→ STATED TASK
The listing below begins with the first line you should copy; stop after the line containing "1.433, 1.438, 1.441];", and drop every picture.

→ PROVIDED MATERIAL
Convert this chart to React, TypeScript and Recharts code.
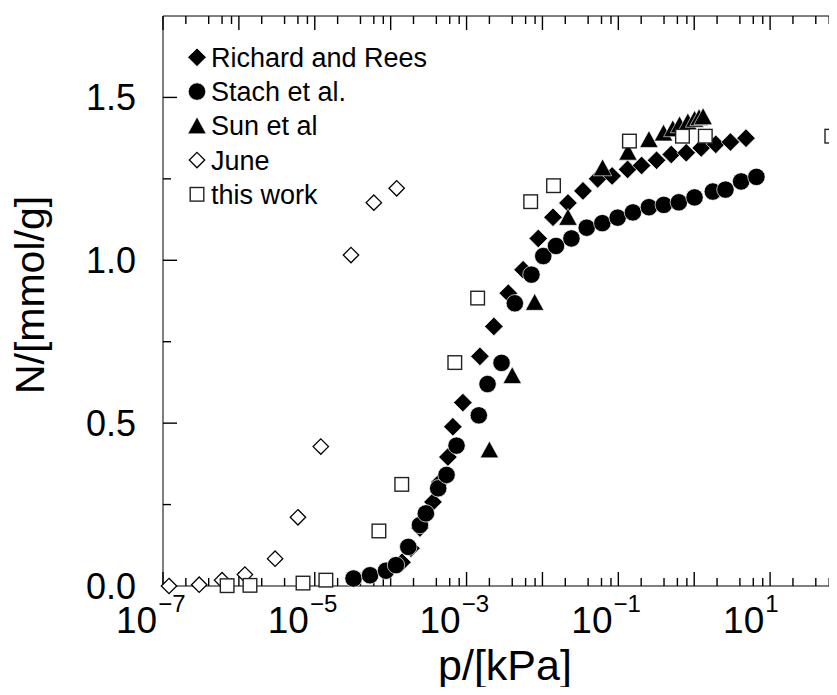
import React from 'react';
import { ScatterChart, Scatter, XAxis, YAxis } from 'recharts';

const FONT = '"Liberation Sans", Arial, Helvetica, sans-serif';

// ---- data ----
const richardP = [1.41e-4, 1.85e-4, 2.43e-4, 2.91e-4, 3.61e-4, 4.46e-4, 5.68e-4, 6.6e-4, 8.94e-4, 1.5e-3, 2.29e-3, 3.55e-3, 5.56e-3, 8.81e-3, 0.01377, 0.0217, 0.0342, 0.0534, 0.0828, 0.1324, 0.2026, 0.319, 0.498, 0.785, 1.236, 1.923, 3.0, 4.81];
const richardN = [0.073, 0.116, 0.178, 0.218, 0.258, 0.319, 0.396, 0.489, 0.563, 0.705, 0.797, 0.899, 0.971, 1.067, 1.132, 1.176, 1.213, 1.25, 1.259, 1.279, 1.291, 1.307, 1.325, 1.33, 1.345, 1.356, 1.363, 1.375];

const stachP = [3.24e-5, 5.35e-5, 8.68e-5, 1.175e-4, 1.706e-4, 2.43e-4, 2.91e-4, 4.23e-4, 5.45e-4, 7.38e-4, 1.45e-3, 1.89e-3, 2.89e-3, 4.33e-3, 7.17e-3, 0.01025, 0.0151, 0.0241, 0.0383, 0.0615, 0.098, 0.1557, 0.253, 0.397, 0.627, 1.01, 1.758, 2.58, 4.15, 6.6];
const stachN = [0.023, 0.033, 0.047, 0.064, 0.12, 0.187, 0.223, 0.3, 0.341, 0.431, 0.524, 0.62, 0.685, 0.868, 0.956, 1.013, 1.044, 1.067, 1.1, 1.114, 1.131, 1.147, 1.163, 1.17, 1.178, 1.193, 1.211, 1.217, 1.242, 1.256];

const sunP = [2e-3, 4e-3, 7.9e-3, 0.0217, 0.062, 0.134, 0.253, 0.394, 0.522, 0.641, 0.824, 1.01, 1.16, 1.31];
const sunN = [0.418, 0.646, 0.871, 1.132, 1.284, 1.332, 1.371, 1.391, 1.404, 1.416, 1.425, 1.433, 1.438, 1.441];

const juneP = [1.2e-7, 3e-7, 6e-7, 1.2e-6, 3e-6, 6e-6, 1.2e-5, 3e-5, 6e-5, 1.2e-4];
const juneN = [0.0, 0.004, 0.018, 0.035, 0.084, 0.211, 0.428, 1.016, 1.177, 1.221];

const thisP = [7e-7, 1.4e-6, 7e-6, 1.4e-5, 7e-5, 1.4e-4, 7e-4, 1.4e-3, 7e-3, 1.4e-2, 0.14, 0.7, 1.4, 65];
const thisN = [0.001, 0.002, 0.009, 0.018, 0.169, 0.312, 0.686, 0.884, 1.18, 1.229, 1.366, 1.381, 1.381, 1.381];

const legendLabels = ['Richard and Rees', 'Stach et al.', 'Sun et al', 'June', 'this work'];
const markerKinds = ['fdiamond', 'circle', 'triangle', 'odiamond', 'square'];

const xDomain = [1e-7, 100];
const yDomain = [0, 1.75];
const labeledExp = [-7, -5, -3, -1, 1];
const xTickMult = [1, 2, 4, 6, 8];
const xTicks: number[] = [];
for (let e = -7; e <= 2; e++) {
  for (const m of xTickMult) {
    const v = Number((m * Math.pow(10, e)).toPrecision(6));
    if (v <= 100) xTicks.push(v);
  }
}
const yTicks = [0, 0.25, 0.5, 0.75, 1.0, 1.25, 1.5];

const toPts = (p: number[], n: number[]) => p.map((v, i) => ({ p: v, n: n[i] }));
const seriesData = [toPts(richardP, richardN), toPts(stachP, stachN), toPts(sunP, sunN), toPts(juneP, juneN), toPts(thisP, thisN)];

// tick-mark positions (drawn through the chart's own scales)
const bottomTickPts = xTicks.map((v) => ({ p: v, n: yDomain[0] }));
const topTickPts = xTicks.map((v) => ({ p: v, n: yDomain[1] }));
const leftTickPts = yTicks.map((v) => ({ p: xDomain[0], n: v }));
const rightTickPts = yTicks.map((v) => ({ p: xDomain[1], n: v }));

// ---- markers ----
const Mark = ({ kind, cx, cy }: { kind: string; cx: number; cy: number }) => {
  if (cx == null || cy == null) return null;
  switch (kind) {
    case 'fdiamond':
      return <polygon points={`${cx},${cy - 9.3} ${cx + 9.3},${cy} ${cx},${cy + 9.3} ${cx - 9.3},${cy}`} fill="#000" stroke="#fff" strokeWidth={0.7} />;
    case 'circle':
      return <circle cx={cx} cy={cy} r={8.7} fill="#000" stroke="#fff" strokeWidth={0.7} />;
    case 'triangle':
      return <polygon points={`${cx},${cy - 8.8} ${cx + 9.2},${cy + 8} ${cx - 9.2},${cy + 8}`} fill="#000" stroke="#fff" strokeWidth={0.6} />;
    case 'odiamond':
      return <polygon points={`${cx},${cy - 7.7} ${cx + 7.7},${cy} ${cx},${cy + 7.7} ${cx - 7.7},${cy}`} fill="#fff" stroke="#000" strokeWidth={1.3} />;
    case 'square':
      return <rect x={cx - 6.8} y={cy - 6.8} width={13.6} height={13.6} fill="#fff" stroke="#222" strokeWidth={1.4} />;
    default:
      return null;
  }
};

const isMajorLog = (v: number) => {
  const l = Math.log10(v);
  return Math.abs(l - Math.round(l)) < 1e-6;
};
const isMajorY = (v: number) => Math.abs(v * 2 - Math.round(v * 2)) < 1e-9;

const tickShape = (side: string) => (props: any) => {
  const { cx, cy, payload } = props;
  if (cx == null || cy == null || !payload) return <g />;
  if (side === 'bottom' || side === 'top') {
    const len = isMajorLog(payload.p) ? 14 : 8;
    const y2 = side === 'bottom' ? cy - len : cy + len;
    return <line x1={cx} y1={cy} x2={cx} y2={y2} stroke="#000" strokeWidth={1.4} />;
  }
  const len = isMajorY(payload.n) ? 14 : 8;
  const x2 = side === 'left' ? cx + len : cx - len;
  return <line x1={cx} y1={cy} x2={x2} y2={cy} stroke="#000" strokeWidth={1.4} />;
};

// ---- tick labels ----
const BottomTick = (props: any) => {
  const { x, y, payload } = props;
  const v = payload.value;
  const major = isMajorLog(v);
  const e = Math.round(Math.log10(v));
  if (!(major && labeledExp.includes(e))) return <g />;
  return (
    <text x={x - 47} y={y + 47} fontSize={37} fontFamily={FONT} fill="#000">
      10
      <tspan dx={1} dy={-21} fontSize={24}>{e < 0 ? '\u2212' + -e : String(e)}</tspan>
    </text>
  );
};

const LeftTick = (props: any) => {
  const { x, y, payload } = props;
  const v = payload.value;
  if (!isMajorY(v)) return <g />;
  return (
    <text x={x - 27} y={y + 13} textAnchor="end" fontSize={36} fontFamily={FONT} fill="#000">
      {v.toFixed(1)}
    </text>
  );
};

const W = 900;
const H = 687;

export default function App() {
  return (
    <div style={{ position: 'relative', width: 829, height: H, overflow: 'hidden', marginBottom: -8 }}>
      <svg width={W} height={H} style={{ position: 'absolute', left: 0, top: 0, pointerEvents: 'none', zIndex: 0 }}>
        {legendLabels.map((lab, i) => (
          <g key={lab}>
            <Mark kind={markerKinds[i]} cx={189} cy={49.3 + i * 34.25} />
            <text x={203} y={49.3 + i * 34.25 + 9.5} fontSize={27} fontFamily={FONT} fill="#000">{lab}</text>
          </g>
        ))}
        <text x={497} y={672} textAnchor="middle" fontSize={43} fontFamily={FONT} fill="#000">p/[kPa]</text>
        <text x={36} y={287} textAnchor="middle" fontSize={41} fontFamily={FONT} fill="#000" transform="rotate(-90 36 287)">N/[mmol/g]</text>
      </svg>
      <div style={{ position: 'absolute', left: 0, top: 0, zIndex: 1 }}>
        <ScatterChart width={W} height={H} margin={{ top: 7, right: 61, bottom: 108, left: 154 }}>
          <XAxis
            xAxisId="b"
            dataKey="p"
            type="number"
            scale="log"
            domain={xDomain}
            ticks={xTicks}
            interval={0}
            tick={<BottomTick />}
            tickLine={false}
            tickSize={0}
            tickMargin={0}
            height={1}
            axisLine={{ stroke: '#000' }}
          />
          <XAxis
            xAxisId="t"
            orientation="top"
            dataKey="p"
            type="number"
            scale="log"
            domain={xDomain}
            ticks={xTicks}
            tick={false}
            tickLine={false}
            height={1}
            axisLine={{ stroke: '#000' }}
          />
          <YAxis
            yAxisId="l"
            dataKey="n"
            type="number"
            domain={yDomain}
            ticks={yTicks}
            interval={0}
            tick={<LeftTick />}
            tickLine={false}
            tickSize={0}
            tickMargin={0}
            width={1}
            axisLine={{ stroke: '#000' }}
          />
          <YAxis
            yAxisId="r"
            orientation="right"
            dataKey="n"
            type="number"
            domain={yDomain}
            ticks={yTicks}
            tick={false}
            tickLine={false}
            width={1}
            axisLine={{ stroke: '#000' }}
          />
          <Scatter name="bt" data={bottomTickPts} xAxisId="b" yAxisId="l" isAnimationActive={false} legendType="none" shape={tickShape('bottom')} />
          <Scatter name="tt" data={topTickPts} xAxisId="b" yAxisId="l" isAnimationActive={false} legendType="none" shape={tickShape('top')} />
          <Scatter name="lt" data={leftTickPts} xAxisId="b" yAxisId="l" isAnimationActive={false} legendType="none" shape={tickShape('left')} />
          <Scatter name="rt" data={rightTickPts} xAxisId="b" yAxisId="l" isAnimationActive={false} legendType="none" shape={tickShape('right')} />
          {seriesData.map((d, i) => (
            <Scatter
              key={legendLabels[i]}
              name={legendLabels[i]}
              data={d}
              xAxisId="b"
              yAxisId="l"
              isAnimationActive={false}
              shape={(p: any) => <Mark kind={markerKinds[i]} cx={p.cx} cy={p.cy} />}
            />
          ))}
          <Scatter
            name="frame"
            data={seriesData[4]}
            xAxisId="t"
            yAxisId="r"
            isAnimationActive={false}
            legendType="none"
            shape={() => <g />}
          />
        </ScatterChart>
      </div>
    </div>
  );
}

→ FINISHED EXERCISE
Convert this chart to React, TypeScript and Recharts code.
import React from 'react';
import { ScatterChart, Scatter, XAxis, YAxis } from 'recharts';

const FONT = '"Liberation Sans", Arial, Helvetica, sans-serif';

// ---- data ----
const richardP = [1.41e-4, 1.85e-4, 2.43e-4, 2.91e-4, 3.61e-4, 4.46e-4, 5.68e-4, 6.6e-4, 8.94e-4, 1.5e-3, 2.29e-3, 3.55e-3, 5.56e-3, 8.81e-3, 0.01377, 0.0217, 0.0342, 0.0534, 0.0828, 0.1324, 0.2026, 0.319, 0.498, 0.785, 1.236, 1.923, 3.0, 4.81];
const richardN = [0.073, 0.116, 0.178, 0.218, 0.258, 0.319, 0.396, 0.489, 0.563, 0.705, 0.797, 0.899, 0.971, 1.067, 1.132, 1.176, 1.213, 1.25, 1.259, 1.279, 1.291, 1.307, 1.325, 1.33, 1.345, 1.356, 1.363, 1.375];

const stachP = [3.24e-5, 5.35e-5, 8.68e-5, 1.175e-4, 1.706e-4, 2.43e-4, 2.91e-4, 4.23e-4, 5.45e-4, 7.38e-4, 1.45e-3, 1.89e-3, 2.89e-3, 4.33e-3, 7.17e-3, 0.01025, 0.0151, 0.0241, 0.0383, 0.0615, 0.098, 0.1557, 0.253, 0.397, 0.627, 1.01, 1.758, 2.58, 4.15, 6.6];
const stachN = [0.023, 0.033, 0.047, 0.064, 0.12, 0.187, 0.223, 0.3, 0.341, 0.431, 0.524, 0.62, 0.685, 0.868, 0.956, 1.013, 1.044, 1.067, 1.1, 1.114, 1.131, 1.147, 1.163, 1.17, 1.178, 1.193, 1.211, 1.217, 1.242, 1.256];

const sunP = [2e-3, 4e-3, 7.9e-3, 0.0217, 0.062, 0.134, 0.253, 0.394, 0.522, 0.641, 0.824, 1.01, 1.16, 1.31];
const sunN = [0.418, 0.646, 0.871, 1.132, 1.284, 1.332, 1.371, 1.391, 1.404, 1.416, 1.425, 1.433, 1.438, 1.441];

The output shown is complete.